╔══
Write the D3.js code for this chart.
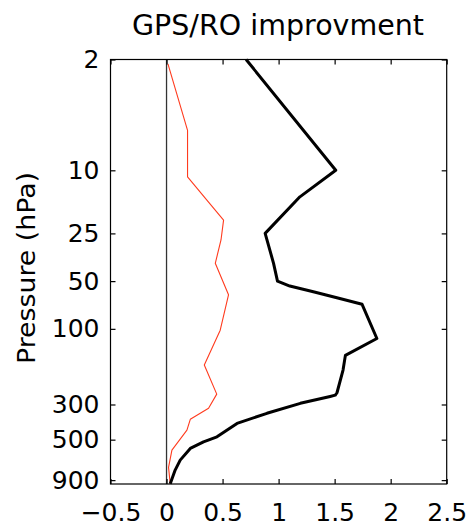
<!DOCTYPE html>
<html><head><meta charset="utf-8">
<script src="https://cdn.jsdelivr.net/npm/d3@7"></script>
<style>
html,body{margin:0;padding:0;background:#fff;}
svg{display:block;font-family:"DejaVu Sans",sans-serif;}
</style></head>
<body>
<svg id="chart" width="470" height="529"></svg>
<script>
// ---- data ----
const titleText = "GPS/RO improvment";
const yLabelText = "Pressure (hPa)";
const xTicks = [-0.5, 0, 0.5, 1, 1.5, 2, 2.5];
const yTicks = [2, 10, 25, 50, 100, 300, 500, 900];
const xDomain = [-0.5, 2.5];
const pDomain = [2, 952];

// black (thick) profile: pressure (hPa), value
const blackP = [2, 10, 14.7, 25, 38.6, 50, 53.7, 58.3, 63.7, 70, 115, 147, 182, 253, 262, 267, 295, 341, 395, 480, 516, 568, 673, 778, 950];
const blackV = [0.71, 1.51, 1.19, 0.88, 0.955, 0.99, 1.10, 1.31, 1.52, 1.745, 1.877, 1.596, 1.575, 1.521, 1.506, 1.46, 1.194, 0.896, 0.629, 0.45, 0.33, 0.212, 0.122, 0.077, 0.033];

// red (thin) profile: pressure (hPa), value
const redP = [2.13, 5.6, 11, 15.4, 20.6, 27.5, 38.6, 61, 102, 169, 258, 317, 372, 435, 582, 748, 950];
const redV = [0.0125, 0.1875, 0.1875, 0.36, 0.509, 0.486, 0.435, 0.553, 0.479, 0.337, 0.448, 0.375, 0.212, 0.182, 0.048, 0.018, 0.033];

// ---- layout ----
const L = 110.5, R = 446.7, T = 59.5, B = 484;
const svg = d3.select("#chart");

const x = d3.scaleLinear().domain(xDomain).range([L, R]);
const y = d3.scaleLog().domain(pDomain).range([T, B]);

// zero line
svg.append("line")
  .attr("x1", x(0)).attr("x2", x(0)).attr("y1", T).attr("y2", B)
  .attr("stroke", "#333").attr("stroke-width", 1.3);

const line = d3.line().x(d => x(d[1])).y(d => y(d[0]));

svg.append("path")
  .datum(redP.map((p, i) => [p, redV[i]]))
  .attr("d", line).attr("fill", "none")
  .attr("stroke", "#ff3b1e").attr("stroke-width", 1.1)
  .attr("stroke-linejoin", "round");

svg.append("path")
  .datum(blackP.map((p, i) => [p, blackV[i]]))
  .attr("d", line).attr("fill", "none")
  .attr("stroke", "#000").attr("stroke-width", 3)
  .attr("stroke-linejoin", "round");

// axes box
svg.append("rect")
  .attr("x", L).attr("y", T).attr("width", R - L).attr("height", B - T)
  .attr("fill", "none").attr("stroke", "#000").attr("stroke-width", 1.2);

const fs = 25;
function styleAxis(g, labels) {
  g.select(".domain").remove();
  g.selectAll(".tick line").attr("stroke", "#000").attr("stroke-width", 1.2);
  if (labels) {
    g.selectAll(".tick text").attr("font-size", fs).attr("fill", "#000")
      .attr("font-family", "DejaVu Sans, sans-serif");
  } else {
    g.selectAll(".tick text").remove();
  }
}

svg.append("g").attr("transform", `translate(0,${B})`)
  .call(d3.axisBottom(x).tickValues(xTicks).tickSizeInner(-5).tickSizeOuter(0).tickPadding(19)
    .tickFormat(d => d3.format("")(d).replace("-", "\u2212")))
  .call(g => styleAxis(g, true));
svg.append("g").attr("transform", `translate(0,${T})`)
  .call(d3.axisTop(x).tickValues(xTicks).tickSizeInner(-5).tickSizeOuter(0))
  .call(g => styleAxis(g, false));
svg.append("g").attr("transform", `translate(${L},0)`)
  .call(d3.axisLeft(y).tickValues(yTicks).tickSizeInner(-5).tickSizeOuter(0).tickPadding(11)
    .tickFormat(d3.format("")))
  .call(g => styleAxis(g, true));
svg.append("g").attr("transform", `translate(${R},0)`)
  .call(d3.axisRight(y).tickValues(yTicks).tickSizeInner(-5).tickSizeOuter(0))
  .call(g => styleAxis(g, false));

// title
svg.append("text")
  .attr("x", 278).attr("y", 35)
  .attr("text-anchor", "middle").attr("font-size", 29)
  .attr("textLength", 292).attr("lengthAdjust", "spacingAndGlyphs")
  .text(titleText);

// y label
svg.append("text")
  .attr("transform", "translate(35,268) rotate(-90)")
  .attr("text-anchor", "middle").attr("font-size", 25)
  .attr("textLength", 192).attr("lengthAdjust", "spacingAndGlyphs")
  .text(yLabelText);
</script>
</body></html>
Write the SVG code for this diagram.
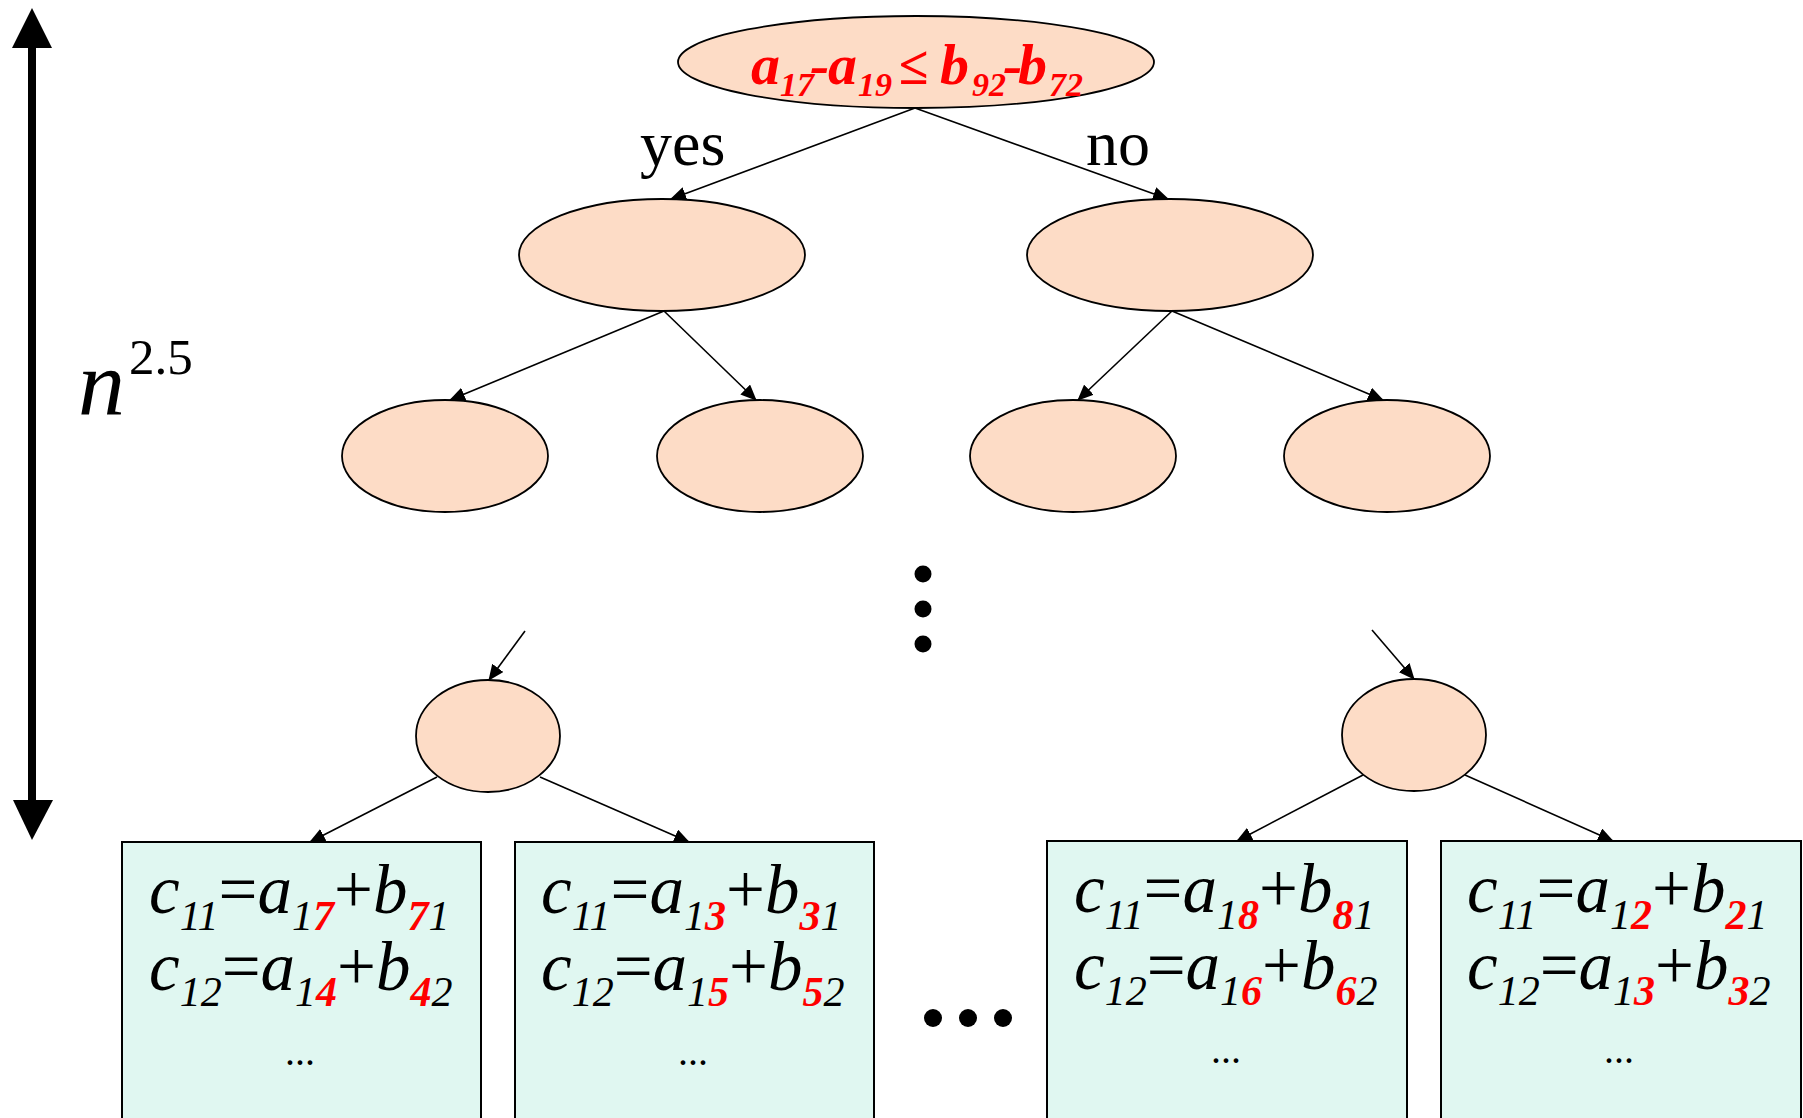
<svg xmlns="http://www.w3.org/2000/svg" width="1803" height="1118" viewBox="0 0 1803 1118">
  <style>
    .node { fill: #FDDCC6; stroke: #000; stroke-width: 1.8; }
    .leaf { fill: #E0F7F1; stroke: #000; stroke-width: 2; }
    .edge { stroke: #000; stroke-width: 1.6; fill: none; marker-end: url(#tip); }
    .serif { font-family: "Liberation Serif", "Times New Roman", serif; }
    .it { font-style: italic; }
    .red { fill: #FF0000; font-weight: bold; font-style: italic; }
    .main { font-size: 69px; }
    .sub { font-size: 42px; }
    .cond { font-family: "Liberation Serif", "Times New Roman", serif; fill: #FF0000; font-weight: bold; font-style: italic; }
    .dot { fill: #000; }
  </style>
  <defs>
    <marker id="tip" markerUnits="userSpaceOnUse" markerWidth="16" markerHeight="14" refX="15" refY="7" orient="auto">
      <path d="M0,0 L16,7 L0,14 z" fill="#000"/>
    </marker>
  </defs>

  <rect width="1803" height="1118" fill="#fff"/>

  <!-- depth axis -->
  <g id="depth-axis">
    <rect x="28" y="46" width="8" height="756" fill="#000"/>
    <polygon points="32,8 12,48 52,48" fill="#000"/>
    <polygon points="32,840 13,800 53,800" fill="#000"/>
    <text class="serif" x="78" y="415" font-size="94" font-style="italic">n</text>
    <text class="serif" x="129" y="374" font-size="51">2.5</text>
  </g>

  <!-- connectors -->
  <g id="edges">
    <line class="edge" x1="915" y1="108" x2="671" y2="199"/>
    <line class="edge" x1="915" y1="108" x2="1168" y2="199"/>
    <line class="edge" x1="664" y1="311" x2="450" y2="400"/>
    <line class="edge" x1="664" y1="311" x2="756" y2="400"/>
    <line class="edge" x1="1172" y1="311" x2="1078" y2="400"/>
    <line class="edge" x1="1172" y1="311" x2="1383" y2="400"/>
    <line class="edge" x1="525" y1="631" x2="489" y2="680"/>
    <line class="edge" x1="1372" y1="630" x2="1414" y2="679"/>
    <line class="edge" x1="437" y1="777" x2="310" y2="842"/>
    <line class="edge" x1="540" y1="777" x2="689" y2="842"/>
    <line class="edge" x1="1363" y1="775" x2="1237" y2="841"/>
    <line class="edge" x1="1465" y1="775" x2="1613" y2="841"/>
  </g>

  <!-- branch labels -->
  <g id="labels" class="serif" font-size="64">
    <text x="640" y="165">yes</text>
    <text x="1086" y="165">no</text>
  </g>

  <!-- root comparison -->
  <g id="root">
    <ellipse class="node" cx="916" cy="62" rx="238" ry="46"/>
    <text class="cond">
      <tspan x="751" y="84" font-size="58">a</tspan><tspan x="780" y="96" font-size="34">17</tspan><tspan x="810" y="84" font-size="58">-</tspan><tspan x="828" y="84" font-size="58">a</tspan><tspan x="858" y="96" font-size="34">19</tspan><tspan x="899" y="84" font-size="54" font-style="normal">≤</tspan><tspan x="940" y="84" font-size="58">b</tspan><tspan x="972" y="96" font-size="34">92</tspan><tspan x="1003" y="84" font-size="58">-</tspan><tspan x="1018" y="84" font-size="58">b</tspan><tspan x="1049" y="96" font-size="34">72</tspan>
    </text>
  </g>

  <!-- internal nodes -->
  <g id="n-yes"><ellipse class="node" cx="662" cy="255" rx="143" ry="56"/></g>
  <g id="n-no"><ellipse class="node" cx="1170" cy="255" rx="143" ry="56"/></g>
  <g id="n-yy"><ellipse class="node" cx="445" cy="456" rx="103" ry="56"/></g>
  <g id="n-yn"><ellipse class="node" cx="760" cy="456" rx="103" ry="56"/></g>
  <g id="n-ny"><ellipse class="node" cx="1073" cy="456" rx="103" ry="56"/></g>
  <g id="n-nn"><ellipse class="node" cx="1387" cy="456" rx="103" ry="56"/></g>

  <!-- elision dots -->
  <g id="vdots">
    <circle class="dot" cx="923" cy="574" r="8.5"/>
    <circle class="dot" cx="923" cy="609" r="8.5"/>
    <circle class="dot" cx="923" cy="644" r="8.5"/>
  </g>
  <g id="hdots">
    <circle class="dot" cx="933" cy="1018" r="9"/>
    <circle class="dot" cx="968" cy="1018" r="9"/>
    <circle class="dot" cx="1003" cy="1018" r="9"/>
  </g>

  <!-- last decision nodes -->
  <g id="n-last-left"><ellipse class="node" cx="488" cy="736" rx="72" ry="56"/></g>
  <g id="n-last-right"><ellipse class="node" cx="1414" cy="735" rx="72" ry="56"/></g>

  <!-- leaves -->
  <g id="leaf-7">
    <rect class="leaf" x="122" y="842" width="359" height="290"/>
    <text class="serif main"><tspan class="it" x="149" y="913">c</tspan><tspan class="it sub" y="930">11</tspan><tspan y="913">=</tspan><tspan class="it" y="913">a</tspan><tspan class="it sub" y="930">1</tspan><tspan class="red sub" y="930">7</tspan><tspan y="913">+</tspan><tspan class="it" y="913">b</tspan><tspan class="red sub" y="930">7</tspan><tspan class="it sub" y="930">1</tspan></text>
    <text class="serif main"><tspan class="it" x="149" y="990">c</tspan><tspan class="it sub" y="1006">12</tspan><tspan y="990">=</tspan><tspan class="it" y="990">a</tspan><tspan class="it sub" y="1006">1</tspan><tspan class="red sub" y="1006">4</tspan><tspan y="990">+</tspan><tspan class="it" y="990">b</tspan><tspan class="red sub" y="1006">4</tspan><tspan class="it sub" y="1006">2</tspan></text>
    <text class="serif" x="300" y="1065" font-size="40" text-anchor="middle">...</text>
  </g>
  <g id="leaf-3">
    <rect class="leaf" x="515" y="842" width="359" height="290"/>
    <text class="serif main"><tspan class="it" x="541" y="913">c</tspan><tspan class="it sub" y="930">11</tspan><tspan y="913">=</tspan><tspan class="it" y="913">a</tspan><tspan class="it sub" y="930">1</tspan><tspan class="red sub" y="930">3</tspan><tspan y="913">+</tspan><tspan class="it" y="913">b</tspan><tspan class="red sub" y="930">3</tspan><tspan class="it sub" y="930">1</tspan></text>
    <text class="serif main"><tspan class="it" x="541" y="990">c</tspan><tspan class="it sub" y="1006">12</tspan><tspan y="990">=</tspan><tspan class="it" y="990">a</tspan><tspan class="it sub" y="1006">1</tspan><tspan class="red sub" y="1006">5</tspan><tspan y="990">+</tspan><tspan class="it" y="990">b</tspan><tspan class="red sub" y="1006">5</tspan><tspan class="it sub" y="1006">2</tspan></text>
    <text class="serif" x="693" y="1065" font-size="40" text-anchor="middle">...</text>
  </g>
  <g id="leaf-8">
    <rect class="leaf" x="1047" y="841" width="360" height="290"/>
    <text class="serif main"><tspan class="it" x="1074" y="912">c</tspan><tspan class="it sub" y="929">11</tspan><tspan y="912">=</tspan><tspan class="it" y="912">a</tspan><tspan class="it sub" y="929">1</tspan><tspan class="red sub" y="929">8</tspan><tspan y="912">+</tspan><tspan class="it" y="912">b</tspan><tspan class="red sub" y="929">8</tspan><tspan class="it sub" y="929">1</tspan></text>
    <text class="serif main"><tspan class="it" x="1074" y="989">c</tspan><tspan class="it sub" y="1005">12</tspan><tspan y="989">=</tspan><tspan class="it" y="989">a</tspan><tspan class="it sub" y="1005">1</tspan><tspan class="red sub" y="1005">6</tspan><tspan y="989">+</tspan><tspan class="it" y="989">b</tspan><tspan class="red sub" y="1005">6</tspan><tspan class="it sub" y="1005">2</tspan></text>
    <text class="serif" x="1226" y="1063" font-size="40" text-anchor="middle">...</text>
  </g>
  <g id="leaf-2">
    <rect class="leaf" x="1441" y="841" width="360" height="290"/>
    <text class="serif main"><tspan class="it" x="1467" y="912">c</tspan><tspan class="it sub" y="929">11</tspan><tspan y="912">=</tspan><tspan class="it" y="912">a</tspan><tspan class="it sub" y="929">1</tspan><tspan class="red sub" y="929">2</tspan><tspan y="912">+</tspan><tspan class="it" y="912">b</tspan><tspan class="red sub" y="929">2</tspan><tspan class="it sub" y="929">1</tspan></text>
    <text class="serif main"><tspan class="it" x="1467" y="989">c</tspan><tspan class="it sub" y="1005">12</tspan><tspan y="989">=</tspan><tspan class="it" y="989">a</tspan><tspan class="it sub" y="1005">1</tspan><tspan class="red sub" y="1005">3</tspan><tspan y="989">+</tspan><tspan class="it" y="989">b</tspan><tspan class="red sub" y="1005">3</tspan><tspan class="it sub" y="1005">2</tspan></text>
    <text class="serif" x="1619" y="1063" font-size="40" text-anchor="middle">...</text>
  </g>
</svg>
╚══
- _Directive_:
Take the lines above from the top of the records through the one with "const pDomain = [2, 952];" and repeat them exactly, without any pictures.

- _Task result_:
Write the D3.js code for this chart.
<!DOCTYPE html>
<html><head><meta charset="utf-8">
<script src="https://cdn.jsdelivr.net/npm/d3@7"></script>
<style>
html,body{margin:0;padding:0;background:#fff;}
svg{display:block;font-family:"DejaVu Sans",sans-serif;}
</style></head>
<body>
<svg id="chart" width="470" height="529"></svg>
<script>
// ---- data ----
const titleText = "GPS/RO improvment";
const yLabelText = "Pressure (hPa)";
const xTicks = [-0.5, 0, 0.5, 1, 1.5, 2, 2.5];
const yTicks = [2, 10, 25, 50, 100, 300, 500, 900];
const xDomain = [-0.5, 2.5];
const pDomain = [2, 952];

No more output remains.